Ultimately, the right organizational model depends on factors such as company size, data team maturity, regulatory requirements, and the tech stack in use.
Conclusion
The debate between data mesh and centralized data platforms is less about which one is superior and more about which fits your business context. While data mesh brings attractive ideas around decentralization, autonomy, and scalability, a strong centralized data platform still works effectively in many scenarios.
Organizations should not feel locked into one model. A staged evolution, adopting data mesh principles where domain teams are ready while maintaining centralized functions for governance and compliance, can often provide the best results.

Frequently Asked Questions (FAQ)
- 1. Is data mesh suitable for small organizations?
- Generally, no. Small organizations may not have enough domain-specific teams or the engineering maturity to implement a full-fledged data mesh. A centralized or hybrid approach tends to be more efficient.
- 2. Can a data mesh replace data warehouses?
- No. A data mesh is not a replacement for a data warehouse but rather a design and operational framework. You can still use warehouses within a data mesh if each domain manages its own warehouse schema or lakehouse layer.
- 3. What are the biggest challenges in adopting a data mesh?
- The main challenges include cultural readiness, increased complexity in governance, tooling demands, and ensuring data quality across domains.
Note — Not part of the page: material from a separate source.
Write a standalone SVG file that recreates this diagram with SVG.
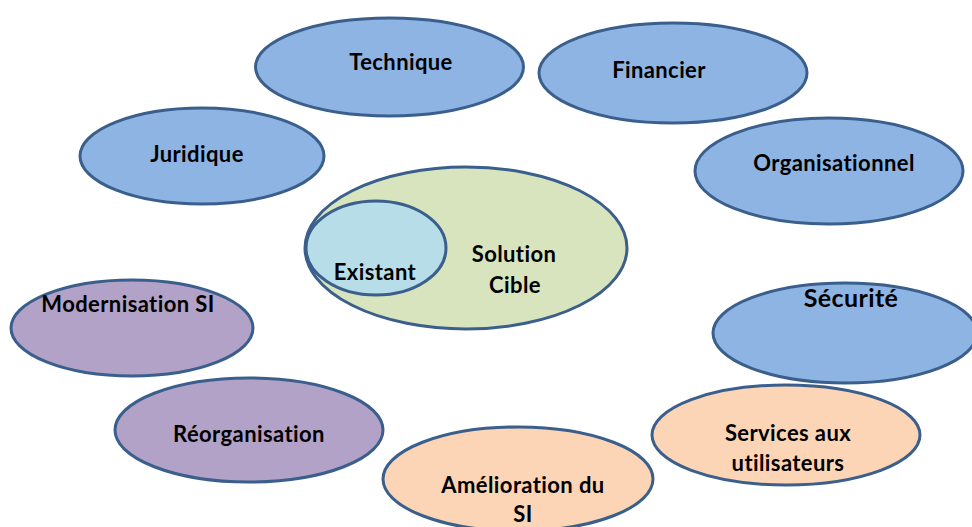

- 4. Is it possible to combine centralized and decentralized models?
- Yes, a hybrid model can often deliver the benefits of both systems. Organizations can gradually introduce domain ownership while still utilizing a centralized data lake or warehouse.
- 5. How do you ensure data quality in a data mesh?
- Through strong data contracts, automated testing, monitoring, and by treating data as a product that includes documentation, SLAs, and user feedback loops.